# [Data shown]
━━━━━━━━━━
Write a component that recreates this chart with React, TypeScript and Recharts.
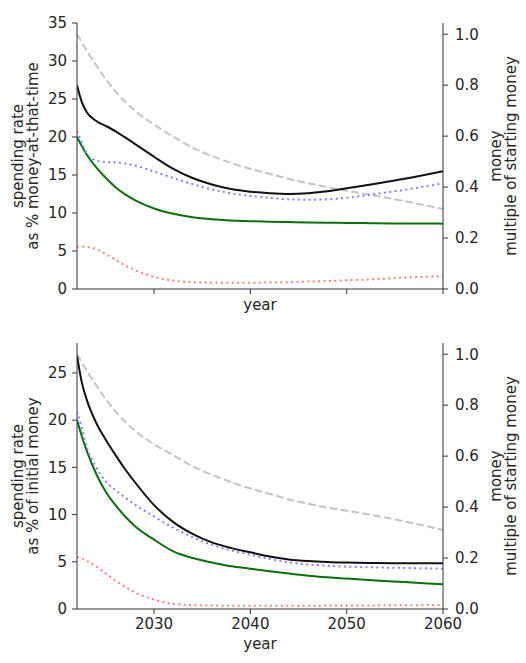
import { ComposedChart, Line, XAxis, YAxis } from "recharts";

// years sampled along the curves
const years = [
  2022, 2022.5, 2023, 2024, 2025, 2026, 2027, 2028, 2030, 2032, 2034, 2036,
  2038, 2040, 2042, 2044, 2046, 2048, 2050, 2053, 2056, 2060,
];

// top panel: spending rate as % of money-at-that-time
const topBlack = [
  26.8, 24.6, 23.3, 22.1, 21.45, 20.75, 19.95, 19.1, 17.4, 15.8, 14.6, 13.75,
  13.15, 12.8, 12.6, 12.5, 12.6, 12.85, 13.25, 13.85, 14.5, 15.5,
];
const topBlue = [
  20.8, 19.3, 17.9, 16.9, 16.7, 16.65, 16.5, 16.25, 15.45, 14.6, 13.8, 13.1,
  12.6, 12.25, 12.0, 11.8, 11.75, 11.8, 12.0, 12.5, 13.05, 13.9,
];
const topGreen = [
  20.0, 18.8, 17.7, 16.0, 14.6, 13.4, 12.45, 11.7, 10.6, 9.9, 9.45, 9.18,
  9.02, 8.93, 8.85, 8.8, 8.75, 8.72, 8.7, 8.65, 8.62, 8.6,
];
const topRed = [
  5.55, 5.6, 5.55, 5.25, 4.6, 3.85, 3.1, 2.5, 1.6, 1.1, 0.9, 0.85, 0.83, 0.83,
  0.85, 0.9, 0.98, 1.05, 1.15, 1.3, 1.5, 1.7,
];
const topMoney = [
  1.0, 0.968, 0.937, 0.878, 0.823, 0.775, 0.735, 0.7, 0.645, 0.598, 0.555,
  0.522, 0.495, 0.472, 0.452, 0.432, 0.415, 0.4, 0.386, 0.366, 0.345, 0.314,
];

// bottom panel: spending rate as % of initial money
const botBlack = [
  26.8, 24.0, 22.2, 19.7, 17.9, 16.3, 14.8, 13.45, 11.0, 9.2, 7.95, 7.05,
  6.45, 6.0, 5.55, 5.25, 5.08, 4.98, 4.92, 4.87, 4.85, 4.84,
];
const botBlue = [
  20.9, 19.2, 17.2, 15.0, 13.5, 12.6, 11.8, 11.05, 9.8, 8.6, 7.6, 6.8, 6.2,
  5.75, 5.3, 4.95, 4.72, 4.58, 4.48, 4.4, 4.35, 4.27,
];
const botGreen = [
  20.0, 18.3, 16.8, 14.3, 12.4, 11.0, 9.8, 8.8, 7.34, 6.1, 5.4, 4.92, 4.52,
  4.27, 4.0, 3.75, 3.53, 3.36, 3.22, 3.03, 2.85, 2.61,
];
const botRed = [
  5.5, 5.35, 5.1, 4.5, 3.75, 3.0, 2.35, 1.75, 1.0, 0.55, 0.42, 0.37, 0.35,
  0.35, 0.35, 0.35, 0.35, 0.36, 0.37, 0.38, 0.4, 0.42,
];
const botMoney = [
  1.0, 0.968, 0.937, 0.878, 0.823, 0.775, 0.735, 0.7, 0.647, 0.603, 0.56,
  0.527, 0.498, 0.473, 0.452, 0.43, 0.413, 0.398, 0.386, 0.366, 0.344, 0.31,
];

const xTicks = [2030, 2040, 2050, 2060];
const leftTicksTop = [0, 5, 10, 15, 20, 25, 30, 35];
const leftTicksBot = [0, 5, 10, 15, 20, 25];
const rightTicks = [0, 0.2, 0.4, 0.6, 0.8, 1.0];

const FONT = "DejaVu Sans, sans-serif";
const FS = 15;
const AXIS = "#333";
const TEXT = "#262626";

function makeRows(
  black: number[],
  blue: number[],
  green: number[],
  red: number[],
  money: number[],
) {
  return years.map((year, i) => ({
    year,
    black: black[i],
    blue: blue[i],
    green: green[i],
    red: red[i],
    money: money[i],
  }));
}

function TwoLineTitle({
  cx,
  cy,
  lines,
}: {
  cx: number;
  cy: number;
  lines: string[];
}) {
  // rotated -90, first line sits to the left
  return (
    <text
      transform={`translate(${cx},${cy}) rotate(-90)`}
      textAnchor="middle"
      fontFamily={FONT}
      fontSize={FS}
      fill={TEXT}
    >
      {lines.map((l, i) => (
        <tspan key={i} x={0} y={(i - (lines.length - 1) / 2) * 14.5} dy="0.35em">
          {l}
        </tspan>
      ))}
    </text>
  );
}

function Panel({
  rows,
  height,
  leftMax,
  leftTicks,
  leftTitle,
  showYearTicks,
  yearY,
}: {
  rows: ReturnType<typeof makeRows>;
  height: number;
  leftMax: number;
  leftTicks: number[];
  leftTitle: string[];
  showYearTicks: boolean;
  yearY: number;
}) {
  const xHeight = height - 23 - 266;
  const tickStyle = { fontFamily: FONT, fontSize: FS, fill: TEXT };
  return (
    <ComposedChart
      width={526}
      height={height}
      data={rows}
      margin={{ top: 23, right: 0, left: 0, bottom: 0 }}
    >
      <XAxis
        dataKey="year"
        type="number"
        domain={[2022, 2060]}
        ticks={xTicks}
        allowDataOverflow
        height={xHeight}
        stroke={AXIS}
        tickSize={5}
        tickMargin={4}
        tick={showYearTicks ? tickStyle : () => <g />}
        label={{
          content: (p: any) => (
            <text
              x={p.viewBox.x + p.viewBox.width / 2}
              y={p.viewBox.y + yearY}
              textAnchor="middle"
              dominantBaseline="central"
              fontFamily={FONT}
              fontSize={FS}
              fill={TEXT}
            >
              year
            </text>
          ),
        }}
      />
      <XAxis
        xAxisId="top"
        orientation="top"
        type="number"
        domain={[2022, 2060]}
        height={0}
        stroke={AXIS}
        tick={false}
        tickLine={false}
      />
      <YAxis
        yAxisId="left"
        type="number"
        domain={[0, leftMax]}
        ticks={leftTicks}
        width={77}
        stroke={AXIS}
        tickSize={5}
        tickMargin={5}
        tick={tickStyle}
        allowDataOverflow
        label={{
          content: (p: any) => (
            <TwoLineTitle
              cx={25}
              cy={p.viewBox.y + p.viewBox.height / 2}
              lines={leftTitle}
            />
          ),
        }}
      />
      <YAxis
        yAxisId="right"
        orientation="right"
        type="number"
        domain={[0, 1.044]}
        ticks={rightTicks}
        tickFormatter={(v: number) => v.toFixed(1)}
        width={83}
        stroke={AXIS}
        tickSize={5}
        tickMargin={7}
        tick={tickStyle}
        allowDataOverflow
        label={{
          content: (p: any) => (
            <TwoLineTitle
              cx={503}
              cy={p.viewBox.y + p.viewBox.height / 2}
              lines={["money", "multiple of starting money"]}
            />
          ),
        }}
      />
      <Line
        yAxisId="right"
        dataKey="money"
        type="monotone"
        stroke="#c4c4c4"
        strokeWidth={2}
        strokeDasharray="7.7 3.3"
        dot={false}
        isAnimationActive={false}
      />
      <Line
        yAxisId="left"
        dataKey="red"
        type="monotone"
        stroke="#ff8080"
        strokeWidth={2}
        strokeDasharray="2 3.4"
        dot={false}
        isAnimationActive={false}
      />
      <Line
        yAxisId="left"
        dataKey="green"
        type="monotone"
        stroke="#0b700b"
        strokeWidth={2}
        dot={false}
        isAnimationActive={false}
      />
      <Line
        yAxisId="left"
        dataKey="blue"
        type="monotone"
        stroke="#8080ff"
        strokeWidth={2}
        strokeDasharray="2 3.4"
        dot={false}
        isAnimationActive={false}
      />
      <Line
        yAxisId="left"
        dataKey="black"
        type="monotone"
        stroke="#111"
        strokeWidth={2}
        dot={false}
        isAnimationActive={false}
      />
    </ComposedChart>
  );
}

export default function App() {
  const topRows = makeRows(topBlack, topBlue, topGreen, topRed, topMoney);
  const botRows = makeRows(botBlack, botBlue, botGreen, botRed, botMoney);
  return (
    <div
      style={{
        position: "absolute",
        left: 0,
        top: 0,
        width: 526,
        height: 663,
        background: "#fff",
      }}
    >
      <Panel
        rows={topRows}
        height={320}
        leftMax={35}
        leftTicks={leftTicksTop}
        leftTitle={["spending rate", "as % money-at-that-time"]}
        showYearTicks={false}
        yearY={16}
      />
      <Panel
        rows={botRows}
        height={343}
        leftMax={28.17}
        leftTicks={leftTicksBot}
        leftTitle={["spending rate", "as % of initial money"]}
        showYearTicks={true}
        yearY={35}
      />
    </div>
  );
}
━━━━━━━━━━
# [Exercise goal]
Only lines belong in the copy: transcribe those from the start of the data through the line that contains "Line, XAxis, YAxis", and skip the pictures.

# [Answer to this task]
Write a component that recreates this chart with React, TypeScript and Recharts.
import { ComposedChart, Line, XAxis, YAxis } from "recharts";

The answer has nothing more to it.